**GIVEN EXERCISE**
Can you transcribe the data exactly? Leave the pictures out.
-- BEGIN DATA EXTRACT --
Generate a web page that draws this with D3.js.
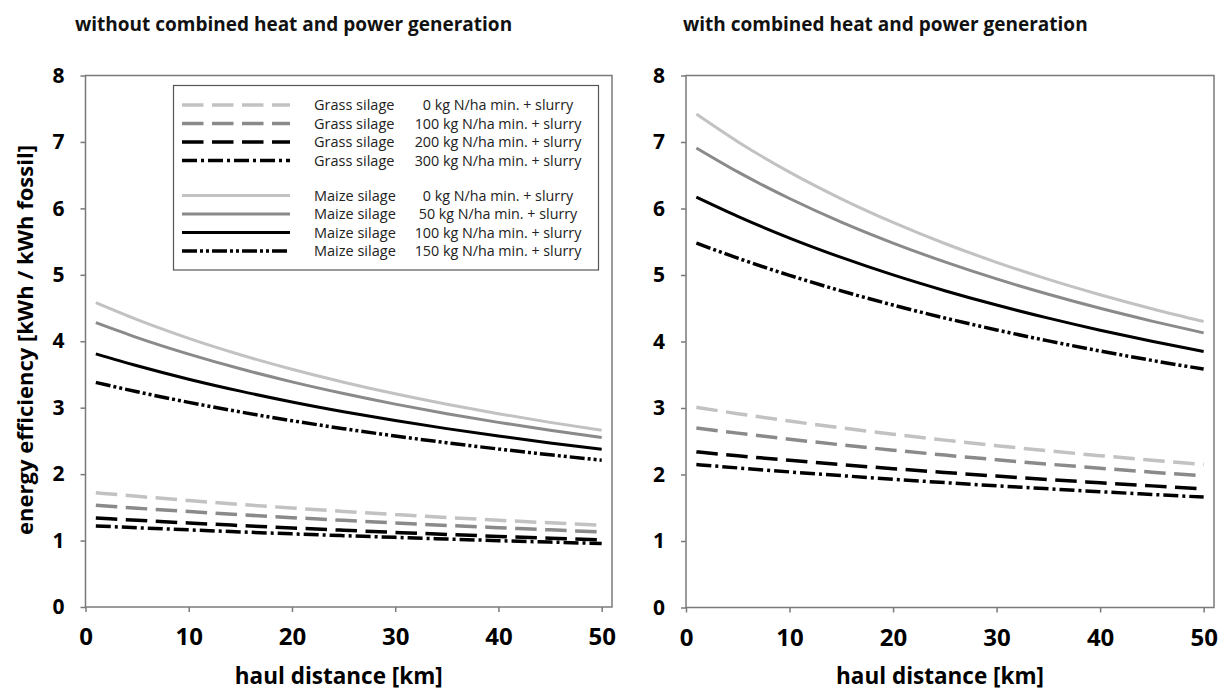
<!DOCTYPE html>
<html><head><meta charset="utf-8">
<script src="https://cdn.jsdelivr.net/npm/d3@7"></script>
<style>
body{margin:0;background:#fff;}
text{font-family:"Open Sans","Noto Sans",sans-serif;}
</style></head>
<body><svg id="c" width="1229" height="691"></svg>
<script>
// haul distance [km]
const distances = [1, 5, 10, 15, 20, 25, 30, 35, 40, 45, 50];
const xTicks = [0, 10, 20, 30, 40, 50];
const yTicks = [0, 1, 2, 3, 4, 5, 6, 7, 8];
const panelTitles = ["without combined heat and power generation", "with combined heat and power generation"];

// without CHP
const leftGrass0   = [1.72, 1.666, 1.603, 1.544, 1.490, 1.439, 1.392, 1.348, 1.306, 1.267, 1.23];
const leftGrass100 = [1.53, 1.487, 1.437, 1.389, 1.345, 1.304, 1.265, 1.228, 1.194, 1.161, 1.13];
const leftGrass200 = [1.34, 1.305, 1.264, 1.226, 1.189, 1.155, 1.123, 1.092, 1.063, 1.036, 1.01];
const leftGrass300 = [1.22, 1.193, 1.161, 1.130, 1.101, 1.074, 1.048, 1.023, 0.999, 0.977, 0.955];
const leftMaize0   = [4.58, 4.325, 4.044, 3.797, 3.578, 3.384, 3.209, 3.052, 2.909, 2.779, 2.66];
const leftMaize50  = [4.28, 4.055, 3.806, 3.585, 3.389, 3.213, 3.054, 2.910, 2.779, 2.660, 2.55];
const leftMaize100 = [3.81, 3.631, 3.429, 3.249, 3.087, 2.940, 2.806, 2.685, 2.573, 2.470, 2.375];
const leftMaize150 = [3.38, 3.240, 3.080, 2.936, 2.804, 2.684, 2.574, 2.472, 2.378, 2.291, 2.21];

// with CHP
const rightGrass0   = [3.01, 2.915, 2.804, 2.701, 2.606, 2.517, 2.434, 2.356, 2.283, 2.215, 2.15];
const rightGrass100 = [2.70, 2.622, 2.531, 2.446, 2.366, 2.292, 2.222, 2.156, 2.094, 2.035, 1.98];
const rightGrass200 = [2.34, 2.282, 2.214, 2.149, 2.088, 2.031, 1.976, 1.925, 1.876, 1.829, 1.785];
const rightGrass300 = [2.15, 2.099, 2.039, 1.983, 1.929, 1.878, 1.830, 1.785, 1.741, 1.700, 1.66];
const rightMaize0   = [7.42, 7.005, 6.547, 6.146, 5.791, 5.474, 5.191, 4.935, 4.704, 4.493, 4.30];
const rightMaize50  = [6.91, 6.550, 6.150, 5.795, 5.480, 5.197, 4.941, 4.710, 4.499, 4.307, 4.13];
const rightMaize100 = [6.17, 5.881, 5.555, 5.264, 5.001, 4.764, 4.548, 4.351, 4.170, 4.004, 3.85];
const rightMaize150 = [5.48, 5.253, 4.995, 4.761, 4.548, 4.353, 4.174, 4.009, 3.857, 3.716, 3.585];

const seriesNames = ["Grass silage", "Grass silage", "Grass silage", "Grass silage",
                     "Maize silage", "Maize silage", "Maize silage", "Maize silage"];
const seriesDoses = ["0 kg N/ha min. + slurry", "100 kg N/ha min. + slurry", "200 kg N/ha min. + slurry", "300 kg N/ha min. + slurry",
                     "0 kg N/ha min. + slurry", "50 kg N/ha min. + slurry", "100 kg N/ha min. + slurry", "150 kg N/ha min. + slurry"];
const seriesColors = ["#c2c2c2", "#8a8a8a", "#000", "#000", "#c2c2c2", "#8a8a8a", "#000", "#000"];
const seriesDash = ["21.5,8.5", "21.5,8.5", "21.5,8.5", "15,4,3,4", null, null, null, "15,3,3,3,3,3"];
const seriesWidth = [3.5, 3.5, 3.5, 3.5, 3, 3, 3, 3.5];

const panels = [
  {title: panelTitles[0], data: [leftGrass0, leftGrass100, leftGrass200, leftGrass300, leftMaize0, leftMaize50, leftMaize100, leftMaize150],
   x0: 85.5, x1: 612, y0: 607, y1: 75.5, titleX: 75, legend: true},
  {title: panelTitles[1], data: [rightGrass0, rightGrass100, rightGrass200, rightGrass300, rightMaize0, rightMaize50, rightMaize100, rightMaize150],
   x0: 686, x1: 1214, y0: 607.5, y1: 75.5, titleX: 683, legend: false}
];

const svg = d3.select("#c");

panels.forEach(p => {
  const x = d3.scaleLinear().domain([0, 51]).range([p.x0, p.x1]);
  const y = d3.scaleLinear().domain([0, 8]).range([p.y0, p.y1]);
  const g = svg.append("g");

  g.append("text").attr("x", p.titleX).attr("y", 31).attr("font-size", 19).attr("font-weight", 700)
    .attr("fill", "#111").text(p.title);

  // frame
  g.append("rect").attr("x", p.x0).attr("y", p.y1).attr("width", p.x1 - p.x0).attr("height", p.y0 - p.y1)
    .attr("fill", "none").attr("stroke", "#7a7a7a").attr("stroke-width", 1.5);

  const ya = g.append("g").attr("transform", `translate(${p.x0},0)`)
    .call(d3.axisLeft(y).tickValues(yTicks).tickFormat(d3.format("d")).tickSize(5).tickPadding(16));
  ya.select(".domain").remove();
  ya.selectAll("line").attr("stroke", "#7a7a7a").attr("stroke-width", 1.5);
  ya.selectAll("text").attr("font-size", 21).attr("font-weight", 700).attr("fill", "#000")
    .attr("font-family", "'Open Sans',sans-serif");

  const xa = g.append("g").attr("transform", `translate(0,${p.y0})`)
    .call(d3.axisBottom(x).tickValues(xTicks).tickFormat(d3.format("d")).tickSize(5).tickPadding(16));
  xa.select(".domain").remove();
  xa.selectAll("line").attr("stroke", "#7a7a7a").attr("stroke-width", 1.5);
  xa.selectAll("text").attr("font-size", 24).attr("font-weight", 700).attr("fill", "#000")
    .attr("font-family", "'Open Sans',sans-serif");

  g.append("text").attr("x", (p.x0 + p.x1) / 2 - 10).attr("y", 684).attr("text-anchor", "middle")
    .attr("font-size", 22.5).attr("font-weight", 700).attr("fill", "#000").text("haul distance [km]");

  const line = d3.line().x((d, i) => x(distances[i])).y(d => y(d)).curve(d3.curveMonotoneX);
  p.data.forEach((vals, k) => {
    g.append("path").datum(vals).attr("d", line).attr("fill", "none")
      .attr("stroke", seriesColors[k]).attr("stroke-width", seriesWidth[k])
      .attr("stroke-dasharray", seriesDash[k]);
  });

  if (p.legend) {
    const lg = g.append("g");
    lg.append("rect").attr("x", 173.5).attr("y", 85.5).attr("width", 425).attr("height", 184.5)
      .attr("fill", "#fff").attr("stroke", "#555").attr("stroke-width", 1.2);
    const rowY = [105, 123.5, 142, 160.5, 195.5, 214, 232.5, 251];
    seriesNames.forEach((nm, k) => {
      lg.append("line").attr("x1", 182).attr("x2", 290).attr("y1", rowY[k]).attr("y2", rowY[k])
        .attr("stroke", seriesColors[k]).attr("stroke-width", seriesWidth[k])
        .attr("stroke-dasharray", seriesDash[k]);
      lg.append("text").attr("x", 314).attr("y", rowY[k] + 5).attr("font-size", 14.5).attr("fill", "#222").text(nm);
      lg.append("text").attr("x", 498).attr("y", rowY[k] + 5).attr("text-anchor", "middle")
        .attr("font-size", 14.3).attr("fill", "#222").text(seriesDoses[k]);
    });
  }
});

svg.append("text").attr("transform", "translate(33,340) rotate(-90)").attr("text-anchor", "middle")
  .attr("font-size", 22).attr("font-weight", 700).attr("fill", "#000").text("energy efficiency [kWh / kWh fossil]");
</script></body></html>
-- END DATA EXTRACT --
**RESPONSE BELOW**
Generate a web page that draws this with D3.js.
<!DOCTYPE html>
<html><head><meta charset="utf-8">
<script src="https://cdn.jsdelivr.net/npm/d3@7"></script>
<style>
body{margin:0;background:#fff;}
text{font-family:"Open Sans","Noto Sans",sans-serif;}
</style></head>
<body><svg id="c" width="1229" height="691"></svg>
<script>
// haul distance [km]
const distances = [1, 5, 10, 15, 20, 25, 30, 35, 40, 45, 50];
const xTicks = [0, 10, 20, 30, 40, 50];
const yTicks = [0, 1, 2, 3, 4, 5, 6, 7, 8];
const panelTitles = ["without combined heat and power generation", "with combined heat and power generation"];

// without CHP
const leftGrass0   = [1.72, 1.666, 1.603, 1.544, 1.490, 1.439, 1.392, 1.348, 1.306, 1.267, 1.23];
const leftGrass100 = [1.53, 1.487, 1.437, 1.389, 1.345, 1.304, 1.265, 1.228, 1.194, 1.161, 1.13];
const leftGrass200 = [1.34, 1.305, 1.264, 1.226, 1.189, 1.155, 1.123, 1.092, 1.063, 1.036, 1.01];
const leftGrass300 = [1.22, 1.193, 1.161, 1.130, 1.101, 1.074, 1.048, 1.023, 0.999, 0.977, 0.955];
const leftMaize0   = [4.58, 4.325, 4.044, 3.797, 3.578, 3.384, 3.209, 3.052, 2.909, 2.779, 2.66];
const leftMaize50  = [4.28, 4.055, 3.806, 3.585, 3.389, 3.213, 3.054, 2.910, 2.779, 2.660, 2.55];
const leftMaize100 = [3.81, 3.631, 3.429, 3.249, 3.087, 2.940, 2.806, 2.685, 2.573, 2.470, 2.375];
const leftMaize150 = [3.38, 3.240, 3.080, 2.936, 2.804, 2.684, 2.574, 2.472, 2.378, 2.291, 2.21];

// with CHP
const rightGrass0   = [3.01, 2.915, 2.804, 2.701, 2.606, 2.517, 2.434, 2.356, 2.283, 2.215, 2.15];
const rightGrass100 = [2.70, 2.622, 2.531, 2.446, 2.366, 2.292, 2.222, 2.156, 2.094, 2.035, 1.98];
const rightGrass200 = [2.34, 2.282, 2.214, 2.149, 2.088, 2.031, 1.976, 1.925, 1.876, 1.829, 1.785];
const rightGrass300 = [2.15, 2.099, 2.039, 1.983, 1.929, 1.878, 1.830, 1.785, 1.741, 1.700, 1.66];
const rightMaize0   = [7.42, 7.005, 6.547, 6.146, 5.791, 5.474, 5.191, 4.935, 4.704, 4.493, 4.30];
const rightMaize50  = [6.91, 6.550, 6.150, 5.795, 5.480, 5.197, 4.941, 4.710, 4.499, 4.307, 4.13];
const rightMaize100 = [6.17, 5.881, 5.555, 5.264, 5.001, 4.764, 4.548, 4.351, 4.170, 4.004, 3.85];
const rightMaize150 = [5.48, 5.253, 4.995, 4.761, 4.548, 4.353, 4.174, 4.009, 3.857, 3.716, 3.585];

const seriesNames = ["Grass silage", "Grass silage", "Grass silage", "Grass silage",
                     "Maize silage", "Maize silage", "Maize silage", "Maize silage"];
const seriesDoses = ["0 kg N/ha min. + slurry", "100 kg N/ha min. + slurry", "200 kg N/ha min. + slurry", "300 kg N/ha min. + slurry",
                     "0 kg N/ha min. + slurry", "50 kg N/ha min. + slurry", "100 kg N/ha min. + slurry", "150 kg N/ha min. + slurry"];
const seriesColors = ["#c2c2c2", "#8a8a8a", "#000", "#000", "#c2c2c2", "#8a8a8a", "#000", "#000"];
const seriesDash = ["21.5,8.5", "21.5,8.5", "21.5,8.5", "15,4,3,4", null, null, null, "15,3,3,3,3,3"];
const seriesWidth = [3.5, 3.5, 3.5, 3.5, 3, 3, 3, 3.5];

const panels = [
  {title: panelTitles[0], data: [leftGrass0, leftGrass100, leftGrass200, leftGrass300, leftMaize0, leftMaize50, leftMaize100, leftMaize150],
   x0: 85.5, x1: 612, y0: 607, y1: 75.5, titleX: 75, legend: true},
  {title: panelTitles[1], data: [rightGrass0, rightGrass100, rightGrass200, rightGrass300, rightMaize0, rightMaize50, rightMaize100, rightMaize150],
   x0: 686, x1: 1214, y0: 607.5, y1: 75.5, titleX: 683, legend: false}
];

const svg = d3.select("#c");

panels.forEach(p => {
  const x = d3.scaleLinear().domain([0, 51]).range([p.x0, p.x1]);
  const y = d3.scaleLinear().domain([0, 8]).range([p.y0, p.y1]);
  const g = svg.append("g");

  g.append("text").attr("x", p.titleX).attr("y", 31).attr("font-size", 19).attr("font-weight", 700)
    .attr("fill", "#111").text(p.title);

  // frame
  g.append("rect").attr("x", p.x0).attr("y", p.y1).attr("width", p.x1 - p.x0).attr("height", p.y0 - p.y1)
    .attr("fill", "none").attr("stroke", "#7a7a7a").attr("stroke-width", 1.5);

  const ya = g.append("g").attr("transform", `translate(${p.x0},0)`)
    .call(d3.axisLeft(y).tickValues(yTicks).tickFormat(d3.format("d")).tickSize(5).tickPadding(16));
  ya.select(".domain").remove();
  ya.selectAll("line").attr("stroke", "#7a7a7a").attr("stroke-width", 1.5);
  ya.selectAll("text").attr("font-size", 21).attr("font-weight", 700).attr("fill", "#000")
    .attr("font-family", "'Open Sans',sans-serif");

  const xa = g.append("g").attr("transform", `translate(0,${p.y0})`)
    .call(d3.axisBottom(x).tickValues(xTicks).tickFormat(d3.format("d")).tickSize(5).tickPadding(16));
  xa.select(".domain").remove();
  xa.selectAll("line").attr("stroke", "#7a7a7a").attr("stroke-width", 1.5);
  xa.selectAll("text").attr("font-size", 24).attr("font-weight", 700).attr("fill", "#000")
    .attr("font-family", "'Open Sans',sans-serif");

  g.append("text").attr("x", (p.x0 + p.x1) / 2 - 10).attr("y", 684).attr("text-anchor", "middle")
    .attr("font-size", 22.5).attr("font-weight", 700).attr("fill", "#000").text("haul distance [km]");

  const line = d3.line().x((d, i) => x(distances[i])).y(d => y(d)).curve(d3.curveMonotoneX);
  p.data.forEach((vals, k) => {
    g.append("path").datum(vals).attr("d", line).attr("fill", "none")
      .attr("stroke", seriesColors[k]).attr("stroke-width", seriesWidth[k])
      .attr("stroke-dasharray", seriesDash[k]);
  });

  if (p.legend) {
    const lg = g.append("g");
    lg.append("rect").attr("x", 173.5).attr("y", 85.5).attr("width", 425).attr("height", 184.5)
      .attr("fill", "#fff").attr("stroke", "#555").attr("stroke-width", 1.2);
    const rowY = [105, 123.5, 142, 160.5, 195.5, 214, 232.5, 251];
    seriesNames.forEach((nm, k) => {
      lg.append("line").attr("x1", 182).attr("x2", 290).attr("y1", rowY[k]).attr("y2", rowY[k])
        .attr("stroke", seriesColors[k]).attr("stroke-width", seriesWidth[k])
        .attr("stroke-dasharray", seriesDash[k]);
      lg.append("text").attr("x", 314).attr("y", rowY[k] + 5).attr("font-size", 14.5).attr("fill", "#222").text(nm);
      lg.append("text").attr("x", 498).attr("y", rowY[k] + 5).attr("text-anchor", "middle")
        .attr("font-size", 14.3).attr("fill", "#222").text(seriesDoses[k]);
    });
  }
});

svg.append("text").attr("transform", "translate(33,340) rotate(-90)").attr("text-anchor", "middle")
  .attr("font-size", 22).attr("font-weight", 700).attr("fill", "#000").text("energy efficiency [kWh / kWh fossil]");
</script></body></html>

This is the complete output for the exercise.